Task requirements
Write out the listing below exactly, and omit any images you find in it.

Source excerpt
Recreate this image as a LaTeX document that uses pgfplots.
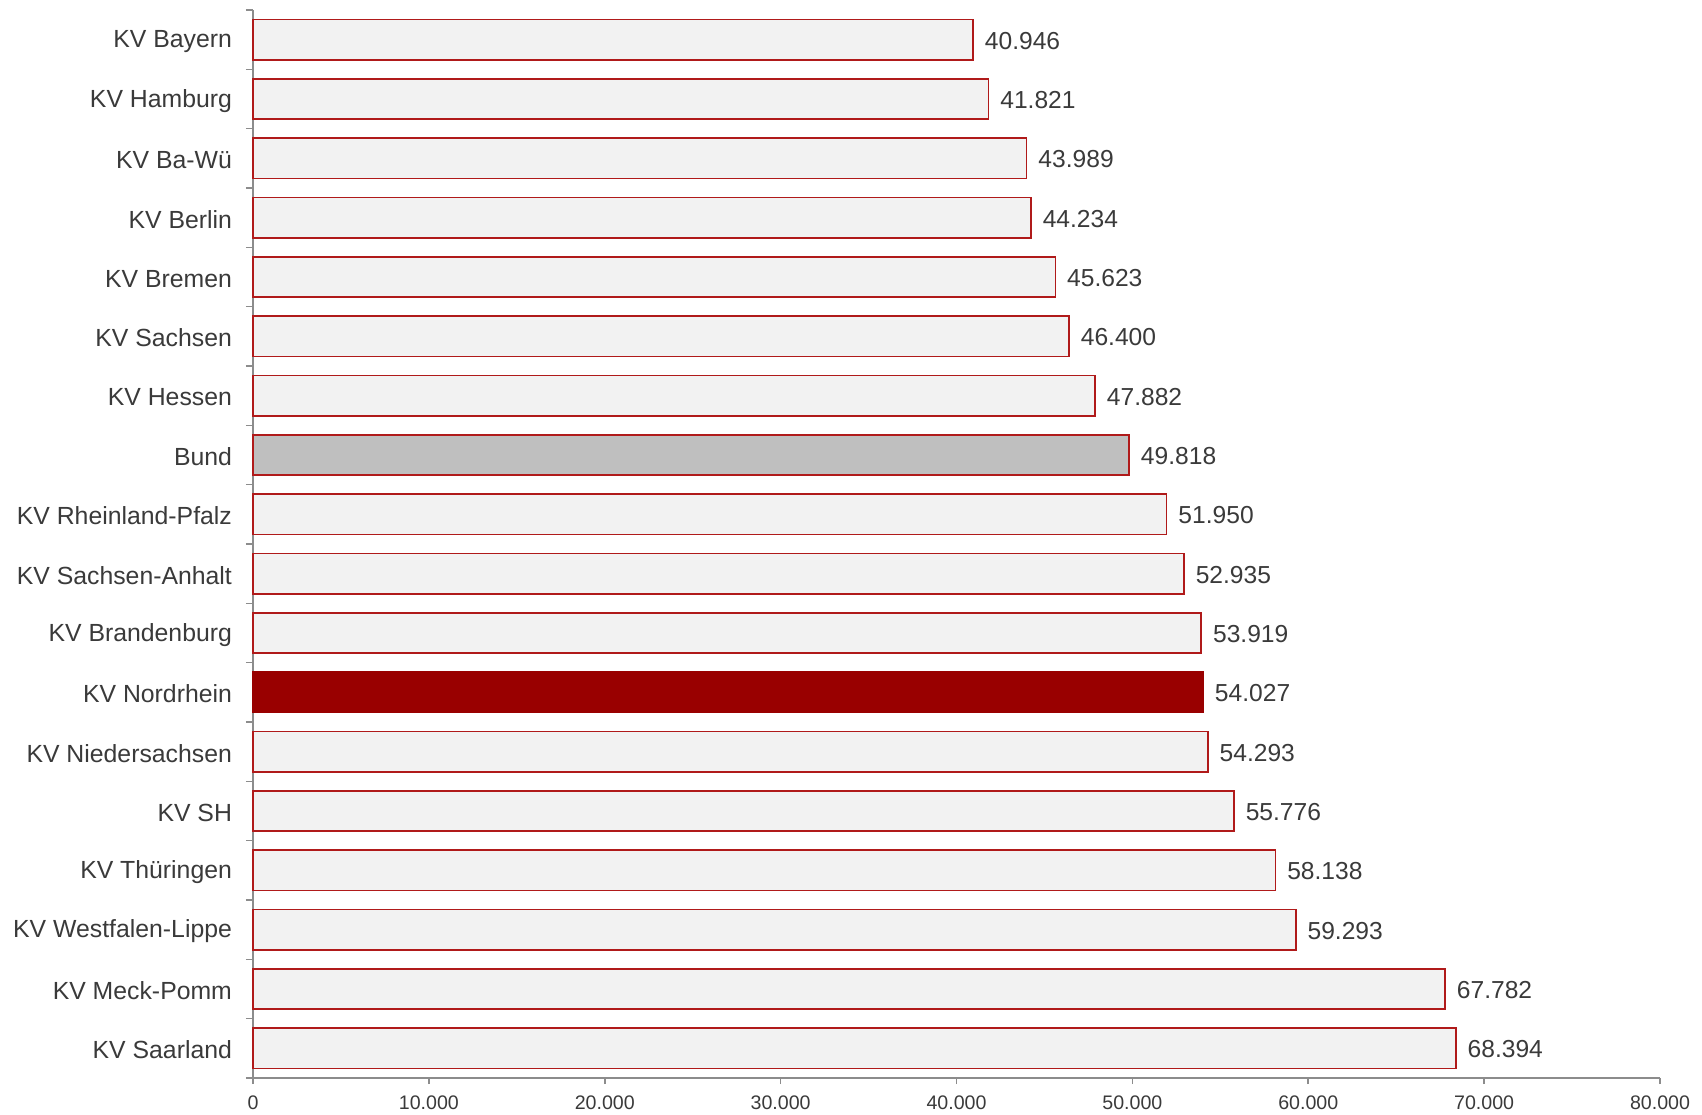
\documentclass[border=0pt]{standalone}
\usepackage{pgfplots}
\pgfplotsset{compat=1.18}
\usepackage{fontspec}
\setmainfont{Liberation Sans}
\definecolor{barfill}{HTML}{F2F2F2}
\definecolor{baredge}{HTML}{B01A1A}
\definecolor{bundfill}{HTML}{BFBFBF}
\definecolor{nordfill}{HTML}{990000}
\definecolor{axgray}{HTML}{8C8C8C}
\definecolor{txt}{HTML}{3A3A3A}
\begin{document}
\begin{tikzpicture}
\begin{axis}[
  at={(0,0)}, anchor=south west,
  scale only axis,
  width=703.5pt, height=534pt,
  xmin=0, xmax=80000,
  ymin=-0.5, ymax=17.5,
  y dir=reverse,
  xbar, bar width=0.68, bar shift=0pt,
  axis x line*=bottom, axis y line*=left,
  axis line style={draw=axgray, line width=1.2pt},
  tick align=outside,
  xtick={0,10000,...,80000},
  x tick style={draw=axgray, line width=0.8pt},
  major tick length=3pt,
  minor tick length=3.5pt,
  scaled x ticks=false,
  /pgf/number format/.cd, fixed, 1000 sep={.}, assume math mode=true,
  /pgfplots/.cd,
  xticklabel style={font=\fontsize{9.8}{11}\selectfont, text=txt, yshift=-2.5pt},
  ytick={0,...,17},
  yticklabels={KV Bayern,KV Hamburg,KV Ba-Wü,KV Berlin,KV Bremen,KV Sachsen,KV Hessen,Bund,KV Rheinland-Pfalz,KV Sachsen-Anhalt,KV Brandenburg,KV Nordrhein,KV Niedersachsen,KV SH,KV Thüringen,KV Westfalen-Lippe,KV Meck-Pomm,KV Saarland},
  yticklabel style={font=\fontsize{12.4}{14}\selectfont, text=txt, xshift=-4pt, yshift=-0.8pt},
  major y tick style={draw=none},
  minor ytick={-0.5,0.5,...,17.5},
  minor y tick style={draw=axgray, line width=0.8pt},
  nodes near coords,
  nodes near coords style={font=\fontsize{12.3}{14}\selectfont, text=txt, anchor=west, inner sep=0pt, xshift=5.5pt, yshift=-0.5pt},
  clip=false,
]
\addplot[fill=barfill, draw=baredge, line width=0.8pt] coordinates {
(40946,0) (41821,1) (43989,2) (44234,3) (45623,4) (46400,5) (47882,6)
(51950,8) (52935,9) (53919,10) (54293,12) (55776,13) (58138,14) (59293,15) (67782,16) (68394,17)};
\addplot[fill=bundfill, draw=baredge, line width=0.8pt] coordinates {(49818,7)};
\addplot[fill=nordfill, draw=nordfill, line width=0.8pt] coordinates {(54027,11)};
\end{axis}
\pgfresetboundingbox
\path[use as bounding box] (-126.5pt,-18pt) rectangle (724.5pt,539pt);
\end{tikzpicture}
\end{document}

The result
Recreate this image as a LaTeX document that uses pgfplots.
\documentclass[border=0pt]{standalone}
\usepackage{pgfplots}
\pgfplotsset{compat=1.18}
\usepackage{fontspec}
\setmainfont{Liberation Sans}
\definecolor{barfill}{HTML}{F2F2F2}
\definecolor{baredge}{HTML}{B01A1A}
\definecolor{bundfill}{HTML}{BFBFBF}
\definecolor{nordfill}{HTML}{990000}
\definecolor{axgray}{HTML}{8C8C8C}
\definecolor{txt}{HTML}{3A3A3A}
\begin{document}
\begin{tikzpicture}
\begin{axis}[
  at={(0,0)}, anchor=south west,
  scale only axis,
  width=703.5pt, height=534pt,
  xmin=0, xmax=80000,
  ymin=-0.5, ymax=17.5,
  y dir=reverse,
  xbar, bar width=0.68, bar shift=0pt,
  axis x line*=bottom, axis y line*=left,
  axis line style={draw=axgray, line width=1.2pt},
  tick align=outside,
  xtick={0,10000,...,80000},
  x tick style={draw=axgray, line width=0.8pt},
  major tick length=3pt,
  minor tick length=3.5pt,
  scaled x ticks=false,
  /pgf/number format/.cd, fixed, 1000 sep={.}, assume math mode=true,
  /pgfplots/.cd,
  xticklabel style={font=\fontsize{9.8}{11}\selectfont, text=txt, yshift=-2.5pt},
  ytick={0,...,17},
  yticklabels={KV Bayern,KV Hamburg,KV Ba-Wü,KV Berlin,KV Bremen,KV Sachsen,KV Hessen,Bund,KV Rheinland-Pfalz,KV Sachsen-Anhalt,KV Brandenburg,KV Nordrhein,KV Niedersachsen,KV SH,KV Thüringen,KV Westfalen-Lippe,KV Meck-Pomm,KV Saarland},
  yticklabel style={font=\fontsize{12.4}{14}\selectfont, text=txt, xshift=-4pt, yshift=-0.8pt},
  major y tick style={draw=none},
  minor ytick={-0.5,0.5,...,17.5},
  minor y tick style={draw=axgray, line width=0.8pt},
  nodes near coords,
  nodes near coords style={font=\fontsize{12.3}{14}\selectfont, text=txt, anchor=west, inner sep=0pt, xshift=5.5pt, yshift=-0.5pt},
  clip=false,
]
\addplot[fill=barfill, draw=baredge, line width=0.8pt] coordinates {
(40946,0) (41821,1) (43989,2) (44234,3) (45623,4) (46400,5) (47882,6)
(51950,8) (52935,9) (53919,10) (54293,12) (55776,13) (58138,14) (59293,15) (67782,16) (68394,17)};
\addplot[fill=bundfill, draw=baredge, line width=0.8pt] coordinates {(49818,7)};
\addplot[fill=nordfill, draw=nordfill, line width=0.8pt] coordinates {(54027,11)};
\end{axis}
\pgfresetboundingbox
\path[use as bounding box] (-126.5pt,-18pt) rectangle (724.5pt,539pt);
\end{tikzpicture}
\end{document}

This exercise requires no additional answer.